Only the lines from the top of the records below through the line containing "(0,0) rectangle (881,654);" should be printed, exactly and without pictures.

>>>>>

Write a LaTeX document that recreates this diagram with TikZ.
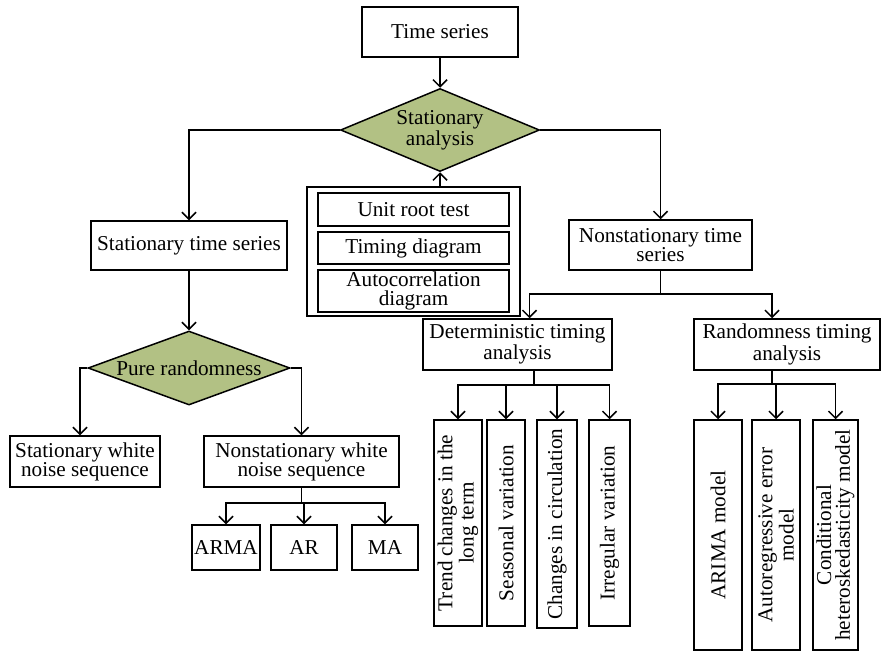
\documentclass[tikz,border=0pt]{standalone}
\usepackage{fontspec}
\setmainfont{Liberation Serif}
\usetikzlibrary{shapes.geometric,arrows.meta}
\definecolor{decisiongreen}{RGB}{178,193,132}
\tikzset{>={Straight Barb[length=3.5pt,width=7pt]}}
\tikzset{
  box/.style={draw, line width=0.75pt, rectangle, align=center, inner sep=0.5pt,
    font=\fontsize{10.6}{9.4}\selectfont},
  vbox/.style={box, rotate=90},
  decision/.style={diamond, draw, line width=0.75pt, fill=decisiongreen, align=center,
    inner sep=0pt, font=\fontsize{10.6}{9.4}\selectfont},
  link/.style={line width=0.75pt}
}
\begin{document}
\begin{tikzpicture}[x=0.5pt,y=-0.5pt]
  \useasboundingbox (0,0) rectangle (881,654);

  % Nodes
  \node[box, minimum width=78pt, minimum height=25pt]  (ts)  at (440,32)    {Time series};
  \node[decision, shape aspect=2.4, minimum width=99.5pt, minimum height=41.5pt] (sa) at (440,130) {Stationary\\analysis};
  \node[box, minimum width=98pt, minimum height=24.5pt]  (sts) at (189,245.5) {Stationary time series};
  \node[box, minimum width=91.5pt, minimum height=25pt]  (nts) at (660.5,245) {Nonstationary time\\series};

  \node[box, minimum width=106.5pt, minimum height=64.5pt] (tests) at (413.5,251.5) {};
  \node[box, minimum width=95.5pt, minimum height=16.5pt] (urt) at (413.5,209.5) {Unit root test};
  \node[box, minimum width=95.5pt, minimum height=16pt]   (tdg) at (413.5,248)   {Timing diagram};
  \node[box, minimum width=95.5pt, minimum height=21pt]   (acd) at (413.5,291)   {Autocorrelation\\diagram};

  \node[decision, shape aspect=2.7, minimum width=101pt, minimum height=37pt] (pr) at (189,368) {Pure randomness};
  \node[box, minimum width=75pt, minimum height=25.5pt]   (swn) at (85,461.5)    {Stationary white\\noise sequence};
  \node[box, minimum width=97.5pt, minimum height=25.5pt] (nwn) at (301.5,461.5) {Nonstationary white\\noise sequence};
  \node[box, minimum width=34pt, minimum height=22.5pt] (arma) at (226,547.5) {ARMA};
  \node[box, minimum width=33pt, minimum height=22.5pt] (ar)   at (304,547.5) {AR};
  \node[box, minimum width=33pt, minimum height=22.5pt] (ma)   at (385,547.5) {MA};

  \node[box, minimum width=94.5pt, minimum height=25.5pt] (dta) at (517.5,344.5) {Deterministic timing\\analysis};
  \node[box, minimum width=93pt, minimum height=25.5pt]   (rta) at (787,344.5)   {Randomness timing\\analysis};

  \node[vbox, minimum width=103pt, minimum height=24pt]   (trend) at (458,523)   {Trend changes in the\\long term};
  \node[vbox, minimum width=103pt, minimum height=19pt]   (seas)  at (506,523)   {Seasonal variation};
  \node[vbox, minimum width=104pt, minimum height=20pt]   (circ)  at (557,524)   {Changes in circulation};
  \node[vbox, minimum width=103pt, minimum height=20.5pt] (irr)   at (609.5,523) {Irregular variation};

  \node[vbox, minimum width=115pt, minimum height=24pt]   (arima)   at (718,535)   {ARIMA model};
  \node[vbox, minimum width=115pt, minimum height=24pt]   (autoerr) at (776,535)   {Autoregressive error\\model};
  \node[vbox, minimum width=115pt, minimum height=22.5pt] (cond)    at (835.5,535) {Conditional\\heteroskedasticity model};

  % Branch points
  \coordinate (nsplit) at (660.5,294);
  \coordinate (dsplit) at (534,385);
  \coordinate (rsplit) at (772,384);
  \coordinate (wsplit) at (301.5,503);

  % Edges
  \draw[link,->] (ts) -- (sa);
  \draw[link,->] (sa.west) -| (sts.north);
  \draw[link,->] (sa.east) -| (nts.north);
  \draw[link,->] (tests.north -| sa.south) -- (sa.south);

  \draw[link,->] (sts) -- (pr);
  \draw[link,->] (pr.west) -| ([xshift=-2.5pt]swn.north);
  \draw[link,->] (pr.east) -| (nwn.north);
  \draw[link] (nwn.south) -- (wsplit);
  \foreach \n in {arma,ar,ma}
    \draw[link,->] (wsplit) -| (\n.north);

  \draw[link] (nts.south) -- (nsplit);
  \draw[link,->] (nsplit) -| ([xshift=6pt]dta.north);
  \draw[link,->] (nsplit) -| ([xshift=-7.5pt]rta.north);

  \draw[link] (dta.south -| dsplit) -- (dsplit);
  \foreach \n in {trend,seas,circ,irr}
    \draw[link,->] (dsplit) -| (\n.east);

  \draw[link] (rta.south -| rsplit) -- (rsplit);
  \foreach \n in {arima,autoerr,cond}
    \draw[link,->] (rsplit) -| (\n.east);
\end{tikzpicture}
\end{document}
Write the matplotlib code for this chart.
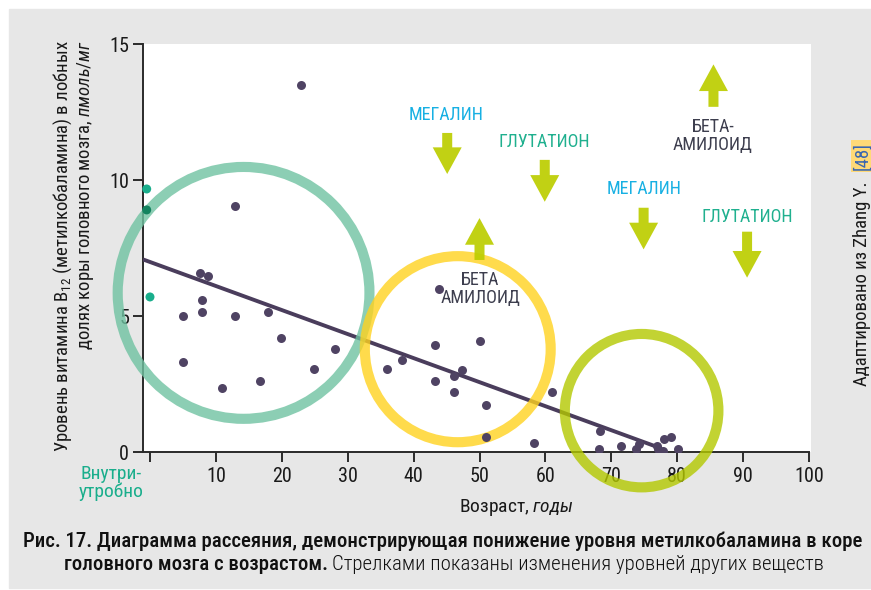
import numpy as np
import matplotlib
matplotlib.use("Agg")
import matplotlib.pyplot as plt
from matplotlib import font_manager
from matplotlib.patches import Ellipse, Rectangle, FancyArrow

# pick a narrow family if there is one
names = {f.name for f in font_manager.fontManager.ttflist}
FONT = "Roboto"
for cand in ["Roboto Condensed", "Liberation Sans Narrow", "Roboto"]:
    if cand in names:
        FONT = cand
        break
plt.rcParams["font.family"] = [FONT, "DejaVu Sans"]
plt.rcParams["mathtext.fontset"] = "custom"
plt.rcParams["mathtext.rm"] = FONT
plt.rcParams["mathtext.it"] = FONT + ":italic"

# data
ages = [22.9, 12.9, 7.6, 8.8, 7.9, 5.0, 7.9, 12.9, 17.9, 19.9, 28.1, 5.0, 24.9,
        16.7, 10.9, 36.0, 38.2, 43.2, 43.2, 43.9, 50.1, 47.3, 46.2, 46.2, 51.0,
        51.0, 61.0, 58.2, 68.3, 68.2, 71.4, 73.8, 74.2, 77.0, 77.1, 77.9, 78.0,
        79.1, 80.1]
b12 = [13.5, 9.04, 6.58, 6.47, 5.6, 5.0, 5.15, 5.0, 5.15, 4.2, 3.8, 3.3, 3.05,
       2.6, 2.35, 3.06, 3.38, 3.93, 2.62, 5.98, 4.09, 3.03, 2.78, 2.21, 1.73,
       0.55, 2.21, 0.34, 0.76, 0.11, 0.21, 0.12, 0.29, 0.22, 0.10, 0.04, 0.47,
       0.55, 0.11]
fetal_x = [-0.5, -0.5, 0.0]
fetal_y = [9.67, 8.9, 5.7]
trend_x = [-1.06, 76.8]
trend_y = [7.08, 0.2]

# groups: centre x, centre y, half width (years), half height (pmol/mg)
group_cx = [14.2, 46.7, 74.6]
group_cy = [5.85, 3.78, 1.52]
group_rx = [19.1, 14.1, 11.65]
group_ry = [4.63, 3.42, 2.82]
group_colors = ["#6fc2a1", "#ffd21f", "#b3c800"]

# substance labels and arrows
label_text = ["МЕГАЛИН", "ГЛУТАТИОН", "БЕТА\nАМИЛОИД", "БЕТА-\nАМИЛОИД", "МЕГАЛИН", "ГЛУТАТИОН"]
label_x = [45.0, 59.9, 50.1, 85.4, 74.9, 90.6]
label_y = [12.39, 11.4, 5.99, 11.62, 9.67, 8.64]
label_colors = ["#17b0e3", "#20b08f", "#3d3e4e", "#3d3e4e", "#17b0e3", "#20b08f"]
arrow_x = [45.1, 59.9, 50.0, 85.5, 74.9, 90.6]
arrow_from = [11.73, 10.74, 7.06, 12.69, 8.98, 8.1]
arrow_to = [10.22, 9.2, 8.6, 14.25, 7.45, 6.41]

xticks = [0, 10, 20, 30, 40, 50, 60, 70, 80, 90, 100]
yticks = [0, 5, 10, 15]

W, H = 871, 590
fig = plt.figure(figsize=(W / 100, H / 100), dpi=100)
fig.patch.set_facecolor("white")
fig.patches.append(Rectangle((9 / W, 2 / H), 1 - 9 / W, (588 - 9) / H,
                             transform=fig.transFigure, color="#e7e7e7", zorder=-5))

ax = fig.add_axes([143 / W, 1 - 452 / H, (811 - 143) / W, (452 - 44) / H])
ax.set_facecolor("white")
ax.set_xlim(-1.06, 100.3)
ax.set_ylim(0, 15)
for s in ["top", "right"]:
    ax.spines[s].set_visible(False)
for s in ["left", "bottom"]:
    ax.spines[s].set_color("#2a2a2a")
    ax.spines[s].set_linewidth(1.4)
ax.spines["bottom"].set_bounds(-1.06, 100)

ax.set_xticks(xticks)
ax.set_xticklabels([""] + [str(t) for t in xticks[1:]])
ax.set_yticks(yticks)
ax.tick_params(axis="both", colors="#2a2a2a", length=7, width=1.4, labelsize=14.5,
               labelcolor="#1a1a1a")
ax.tick_params(axis="y", pad=3)
ax.tick_params(axis="x", pad=4)

ax.plot(trend_x, trend_y, color="#4a3d5c", lw=2.8, zorder=3, solid_capstyle="butt")
ax.scatter(ages, b12, s=42, color="#4f4363", zorder=5.5, linewidths=0)
# the second fetal dot sits under the green ring, so it reads darker
ax.scatter(fetal_x, fetal_y, s=42, color=["#1aae8c", "#13835f", "#1aae8c"],
           zorder=5.5, linewidths=0, clip_on=False)

for cx, cy, rx, ry, c in zip(group_cx, group_cy, group_rx, group_ry, group_colors):
    ax.add_patch(Ellipse((cx, cy), 2 * rx, 2 * ry, fill=False, edgecolor=c, lw=7.3,
                         alpha=0.8, zorder=5, clip_on=False))

for x, y0, y1 in zip(arrow_x, arrow_from, arrow_to):
    ax.add_patch(FancyArrow(x, y0, 0, y1 - y0, width=1.52, head_width=4.4,
                            head_length=0.98, length_includes_head=True,
                            color="#bccd00", alpha=0.92, lw=0, zorder=6))

for t, x, y, c in zip(label_text, label_x, label_y, label_colors):
    ax.text(x, y, t, color=c, fontsize=13, ha="center", va="center",
            linespacing=1.0, zorder=7)

# in-utero tick label
fig.text(111 / W, 1 - 483 / H, "Внутри-\nутробно", color="#1aae8c", fontsize=14,
         ha="center", va="center", linespacing=0.95)

fig.text(516 / W, 1 - 508 / H, "Возраст, $\\mathit{годы}$", fontsize=14,
         ha="center", va="center", color="#1a1a1a")

fig.text(63 / W, 1 - 40 / H, "Уровень витамина B$_{12}$ (метилкобаламина) в лобных",
         rotation=90, fontsize=13.5, ha="center", va="top", color="#1a1a1a")
fig.text(86 / W, 1 - 40 / H, "долях коры головного мозга, $\\mathit{пмоль/мг}$",
         rotation=90, fontsize=13.5, ha="center", va="top", color="#1a1a1a")

# source note on the right
fig.text(862 / W, 1 - 142 / H, "[48]", rotation=90, fontsize=13.5, ha="center", va="top",
         color="#3a66b0", bbox=dict(boxstyle="square,pad=0.1", fc="#ffd977", ec="none"))
fig.text(862 / W, 1 - 182 / H, "Адаптировано из Zhang Y.", rotation=90, fontsize=13.5,
         ha="center", va="top", color="#1a1a1a")

# caption
fig.text(443 / W, 1 - 541 / H,
         "Рис. 17. Диаграмма рассеяния, демонстрирующая понижение уровня метилкобаламина в коре",
         fontsize=15, fontweight="medium", ha="center", va="center", color="#111111")
r = fig.canvas.get_renderer()
p1 = fig.text(0, 1 - 565 / H, "головного мозга с возрастом. ", fontsize=15,
              fontweight="medium", ha="left", va="center", color="#111111")
p2 = fig.text(0, 1 - 565 / H, "Стрелками показаны изменения уровней других веществ",
              fontsize=15, fontweight="light", ha="left", va="center", color="#111111")
w1 = p1.get_window_extent(r).width
w2 = p2.get_window_extent(r).width
x0 = 444 - (w1 + w2) / 2
p1.set_x(x0 / W)
p2.set_x((x0 + w1) / W)

fig.savefig("out.png", dpi=100, facecolor=fig.get_facecolor())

<<<<<

RESULT —
Write a LaTeX document that recreates this diagram with TikZ.
\documentclass[tikz,border=0pt]{standalone}
\usepackage{fontspec}
\setmainfont{Liberation Serif}
\usetikzlibrary{shapes.geometric,arrows.meta}
\definecolor{decisiongreen}{RGB}{178,193,132}
\tikzset{>={Straight Barb[length=3.5pt,width=7pt]}}
\tikzset{
  box/.style={draw, line width=0.75pt, rectangle, align=center, inner sep=0.5pt,
    font=\fontsize{10.6}{9.4}\selectfont},
  vbox/.style={box, rotate=90},
  decision/.style={diamond, draw, line width=0.75pt, fill=decisiongreen, align=center,
    inner sep=0pt, font=\fontsize{10.6}{9.4}\selectfont},
  link/.style={line width=0.75pt}
}
\begin{document}
\begin{tikzpicture}[x=0.5pt,y=-0.5pt]
  \useasboundingbox (0,0) rectangle (881,654);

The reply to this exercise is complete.